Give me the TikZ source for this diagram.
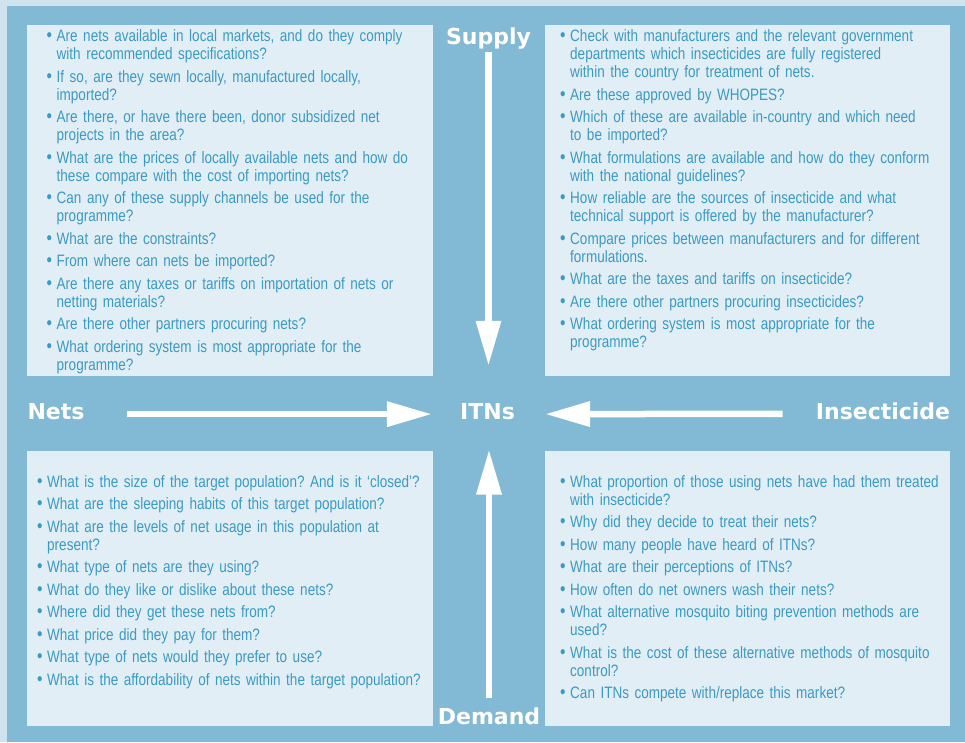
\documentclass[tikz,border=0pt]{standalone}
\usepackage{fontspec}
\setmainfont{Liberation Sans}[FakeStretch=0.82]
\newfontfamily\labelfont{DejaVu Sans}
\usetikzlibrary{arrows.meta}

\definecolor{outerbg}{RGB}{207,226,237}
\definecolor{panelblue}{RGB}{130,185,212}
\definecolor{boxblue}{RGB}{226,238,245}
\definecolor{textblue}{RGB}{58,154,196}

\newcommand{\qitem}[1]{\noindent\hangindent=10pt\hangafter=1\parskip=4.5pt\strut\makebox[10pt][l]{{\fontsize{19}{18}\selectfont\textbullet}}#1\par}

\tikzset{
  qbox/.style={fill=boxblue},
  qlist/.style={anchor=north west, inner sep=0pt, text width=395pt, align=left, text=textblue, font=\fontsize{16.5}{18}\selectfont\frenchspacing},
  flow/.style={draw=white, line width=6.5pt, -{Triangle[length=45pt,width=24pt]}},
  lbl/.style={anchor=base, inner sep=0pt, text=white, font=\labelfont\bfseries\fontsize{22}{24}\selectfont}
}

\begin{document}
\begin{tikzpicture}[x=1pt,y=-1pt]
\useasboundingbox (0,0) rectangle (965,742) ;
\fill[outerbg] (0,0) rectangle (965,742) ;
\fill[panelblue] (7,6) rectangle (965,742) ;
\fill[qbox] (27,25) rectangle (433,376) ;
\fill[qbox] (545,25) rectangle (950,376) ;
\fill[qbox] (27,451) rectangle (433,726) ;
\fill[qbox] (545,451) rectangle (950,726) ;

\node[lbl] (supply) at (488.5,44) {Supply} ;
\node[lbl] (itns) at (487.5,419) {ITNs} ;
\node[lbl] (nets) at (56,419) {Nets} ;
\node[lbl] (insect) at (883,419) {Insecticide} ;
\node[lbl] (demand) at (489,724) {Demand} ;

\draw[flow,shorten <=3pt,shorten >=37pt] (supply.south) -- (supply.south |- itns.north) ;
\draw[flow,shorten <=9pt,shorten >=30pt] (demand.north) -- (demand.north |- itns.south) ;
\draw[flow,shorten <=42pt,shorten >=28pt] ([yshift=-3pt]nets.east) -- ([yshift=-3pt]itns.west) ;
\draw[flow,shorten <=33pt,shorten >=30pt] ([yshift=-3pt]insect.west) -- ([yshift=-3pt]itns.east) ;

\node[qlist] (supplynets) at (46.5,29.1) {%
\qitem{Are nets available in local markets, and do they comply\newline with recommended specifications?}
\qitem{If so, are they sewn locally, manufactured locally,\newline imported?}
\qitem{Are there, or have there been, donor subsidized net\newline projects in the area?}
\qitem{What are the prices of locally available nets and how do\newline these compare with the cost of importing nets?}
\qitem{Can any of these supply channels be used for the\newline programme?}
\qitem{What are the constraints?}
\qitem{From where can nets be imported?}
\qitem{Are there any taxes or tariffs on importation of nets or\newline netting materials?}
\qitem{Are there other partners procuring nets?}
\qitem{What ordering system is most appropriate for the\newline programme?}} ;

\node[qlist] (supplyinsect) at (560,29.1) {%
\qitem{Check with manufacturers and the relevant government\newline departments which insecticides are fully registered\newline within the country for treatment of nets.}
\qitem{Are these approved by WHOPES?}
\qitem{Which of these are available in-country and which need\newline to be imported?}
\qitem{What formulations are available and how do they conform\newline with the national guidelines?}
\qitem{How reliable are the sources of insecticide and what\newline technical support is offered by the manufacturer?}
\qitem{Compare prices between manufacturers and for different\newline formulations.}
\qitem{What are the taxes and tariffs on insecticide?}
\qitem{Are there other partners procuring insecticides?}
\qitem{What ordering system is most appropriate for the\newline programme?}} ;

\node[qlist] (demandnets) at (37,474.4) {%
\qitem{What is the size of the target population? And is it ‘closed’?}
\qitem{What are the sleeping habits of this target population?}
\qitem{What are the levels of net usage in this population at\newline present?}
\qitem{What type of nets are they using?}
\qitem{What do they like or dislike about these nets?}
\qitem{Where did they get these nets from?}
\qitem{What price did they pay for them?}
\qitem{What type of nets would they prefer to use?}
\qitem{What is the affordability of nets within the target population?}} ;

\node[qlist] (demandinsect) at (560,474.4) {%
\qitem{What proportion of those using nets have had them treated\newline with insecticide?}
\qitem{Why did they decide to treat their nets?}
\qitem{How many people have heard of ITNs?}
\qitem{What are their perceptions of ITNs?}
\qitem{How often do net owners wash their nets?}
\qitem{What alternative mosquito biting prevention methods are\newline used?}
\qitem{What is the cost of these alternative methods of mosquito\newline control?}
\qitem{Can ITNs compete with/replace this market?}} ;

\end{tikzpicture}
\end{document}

──────────

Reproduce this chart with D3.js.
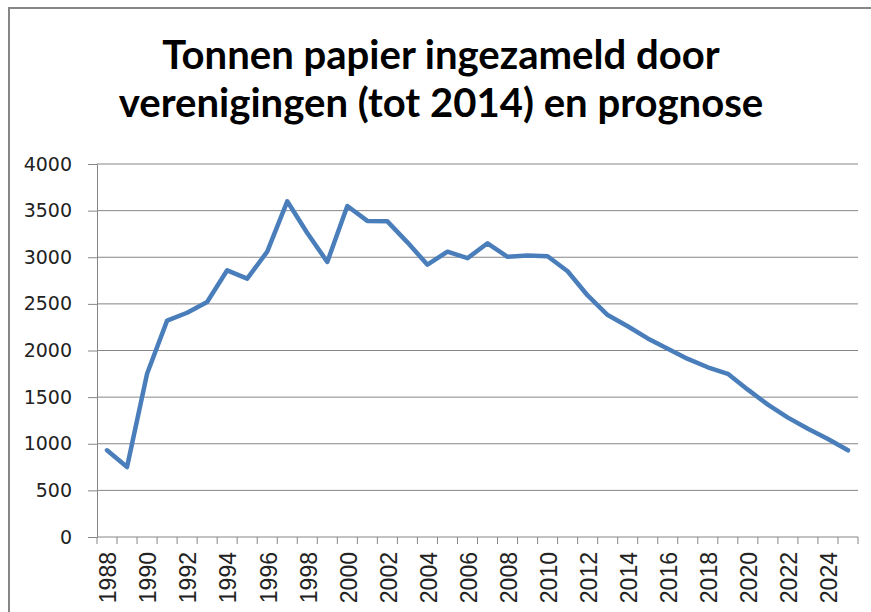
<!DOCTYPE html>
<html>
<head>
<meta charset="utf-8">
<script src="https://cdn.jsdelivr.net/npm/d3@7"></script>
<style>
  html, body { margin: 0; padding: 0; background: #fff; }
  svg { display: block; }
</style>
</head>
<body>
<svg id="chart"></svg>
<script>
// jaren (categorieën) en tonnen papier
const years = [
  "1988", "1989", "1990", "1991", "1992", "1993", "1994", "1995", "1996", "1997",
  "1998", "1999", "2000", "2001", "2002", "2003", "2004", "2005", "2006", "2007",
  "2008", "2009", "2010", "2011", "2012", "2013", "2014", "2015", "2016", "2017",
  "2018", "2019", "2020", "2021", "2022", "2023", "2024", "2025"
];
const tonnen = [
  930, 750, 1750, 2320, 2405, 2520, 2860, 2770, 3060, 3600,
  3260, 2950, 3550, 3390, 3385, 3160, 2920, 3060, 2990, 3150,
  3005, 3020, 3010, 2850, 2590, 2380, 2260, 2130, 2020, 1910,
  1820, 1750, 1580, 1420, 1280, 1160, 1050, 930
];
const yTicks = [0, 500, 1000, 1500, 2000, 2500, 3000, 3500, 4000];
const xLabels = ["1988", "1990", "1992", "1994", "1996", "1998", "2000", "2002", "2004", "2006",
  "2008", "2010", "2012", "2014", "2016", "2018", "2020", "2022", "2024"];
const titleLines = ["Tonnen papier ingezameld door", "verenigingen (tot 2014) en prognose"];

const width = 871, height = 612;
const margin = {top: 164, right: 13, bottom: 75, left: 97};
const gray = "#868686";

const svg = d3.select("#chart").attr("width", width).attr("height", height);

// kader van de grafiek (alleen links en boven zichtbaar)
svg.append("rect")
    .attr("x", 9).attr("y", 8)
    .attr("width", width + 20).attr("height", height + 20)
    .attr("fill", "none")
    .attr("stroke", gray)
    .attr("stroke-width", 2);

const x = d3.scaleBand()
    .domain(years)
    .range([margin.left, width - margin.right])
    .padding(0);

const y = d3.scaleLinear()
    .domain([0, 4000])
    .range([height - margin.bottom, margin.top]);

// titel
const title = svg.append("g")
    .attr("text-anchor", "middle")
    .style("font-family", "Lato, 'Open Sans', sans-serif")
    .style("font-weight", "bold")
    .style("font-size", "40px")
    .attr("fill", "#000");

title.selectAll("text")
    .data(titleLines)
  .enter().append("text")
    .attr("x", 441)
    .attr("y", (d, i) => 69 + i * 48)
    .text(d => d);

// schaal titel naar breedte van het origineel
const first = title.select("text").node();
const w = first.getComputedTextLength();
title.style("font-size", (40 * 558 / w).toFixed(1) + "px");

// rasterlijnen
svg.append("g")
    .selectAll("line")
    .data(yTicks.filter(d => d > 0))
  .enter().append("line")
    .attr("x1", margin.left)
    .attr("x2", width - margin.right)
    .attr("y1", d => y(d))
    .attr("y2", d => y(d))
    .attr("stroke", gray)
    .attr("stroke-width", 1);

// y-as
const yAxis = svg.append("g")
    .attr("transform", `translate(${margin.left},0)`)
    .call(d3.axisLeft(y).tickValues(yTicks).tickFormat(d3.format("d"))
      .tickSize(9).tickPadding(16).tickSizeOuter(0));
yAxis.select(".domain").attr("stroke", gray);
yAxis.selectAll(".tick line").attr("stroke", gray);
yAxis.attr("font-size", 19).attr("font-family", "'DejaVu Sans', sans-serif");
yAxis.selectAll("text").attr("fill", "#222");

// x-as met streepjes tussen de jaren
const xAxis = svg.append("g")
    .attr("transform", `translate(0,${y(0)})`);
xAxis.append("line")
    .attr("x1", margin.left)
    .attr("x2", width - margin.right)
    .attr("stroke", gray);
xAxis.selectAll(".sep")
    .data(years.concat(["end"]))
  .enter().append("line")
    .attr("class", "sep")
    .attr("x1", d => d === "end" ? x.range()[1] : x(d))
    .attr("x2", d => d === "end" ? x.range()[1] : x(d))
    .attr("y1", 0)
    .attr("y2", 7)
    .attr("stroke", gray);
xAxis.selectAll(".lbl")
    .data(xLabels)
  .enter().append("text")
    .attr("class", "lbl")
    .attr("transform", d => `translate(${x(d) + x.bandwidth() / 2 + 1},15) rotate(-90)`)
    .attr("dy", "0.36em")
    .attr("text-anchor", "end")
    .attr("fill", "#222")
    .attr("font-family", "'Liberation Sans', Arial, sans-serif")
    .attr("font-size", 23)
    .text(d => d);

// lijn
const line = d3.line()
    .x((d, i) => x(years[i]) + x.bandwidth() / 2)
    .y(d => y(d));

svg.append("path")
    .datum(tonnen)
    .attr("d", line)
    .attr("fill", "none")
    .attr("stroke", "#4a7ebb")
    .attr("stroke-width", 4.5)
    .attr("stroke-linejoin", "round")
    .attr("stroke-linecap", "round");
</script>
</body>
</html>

──────────

In the listing above, find the line containing "Give me the TikZ source for this diagram." and the line containing "-- ([yshift=-3pt]itns.east) ;", then output those two lines and everything between them exactly as written, without the images.

Give me the TikZ source for this diagram.
\documentclass[tikz,border=0pt]{standalone}
\usepackage{fontspec}
\setmainfont{Liberation Sans}[FakeStretch=0.82]
\newfontfamily\labelfont{DejaVu Sans}
\usetikzlibrary{arrows.meta}

\definecolor{outerbg}{RGB}{207,226,237}
\definecolor{panelblue}{RGB}{130,185,212}
\definecolor{boxblue}{RGB}{226,238,245}
\definecolor{textblue}{RGB}{58,154,196}

\newcommand{\qitem}[1]{\noindent\hangindent=10pt\hangafter=1\parskip=4.5pt\strut\makebox[10pt][l]{{\fontsize{19}{18}\selectfont\textbullet}}#1\par}

\tikzset{
  qbox/.style={fill=boxblue},
  qlist/.style={anchor=north west, inner sep=0pt, text width=395pt, align=left, text=textblue, font=\fontsize{16.5}{18}\selectfont\frenchspacing},
  flow/.style={draw=white, line width=6.5pt, -{Triangle[length=45pt,width=24pt]}},
  lbl/.style={anchor=base, inner sep=0pt, text=white, font=\labelfont\bfseries\fontsize{22}{24}\selectfont}
}

\begin{document}
\begin{tikzpicture}[x=1pt,y=-1pt]
\useasboundingbox (0,0) rectangle (965,742) ;
\fill[outerbg] (0,0) rectangle (965,742) ;
\fill[panelblue] (7,6) rectangle (965,742) ;
\fill[qbox] (27,25) rectangle (433,376) ;
\fill[qbox] (545,25) rectangle (950,376) ;
\fill[qbox] (27,451) rectangle (433,726) ;
\fill[qbox] (545,451) rectangle (950,726) ;

\node[lbl] (supply) at (488.5,44) {Supply} ;
\node[lbl] (itns) at (487.5,419) {ITNs} ;
\node[lbl] (nets) at (56,419) {Nets} ;
\node[lbl] (insect) at (883,419) {Insecticide} ;
\node[lbl] (demand) at (489,724) {Demand} ;

\draw[flow,shorten <=3pt,shorten >=37pt] (supply.south) -- (supply.south |- itns.north) ;
\draw[flow,shorten <=9pt,shorten >=30pt] (demand.north) -- (demand.north |- itns.south) ;
\draw[flow,shorten <=42pt,shorten >=28pt] ([yshift=-3pt]nets.east) -- ([yshift=-3pt]itns.west) ;
\draw[flow,shorten <=33pt,shorten >=30pt] ([yshift=-3pt]insect.west) -- ([yshift=-3pt]itns.east) ;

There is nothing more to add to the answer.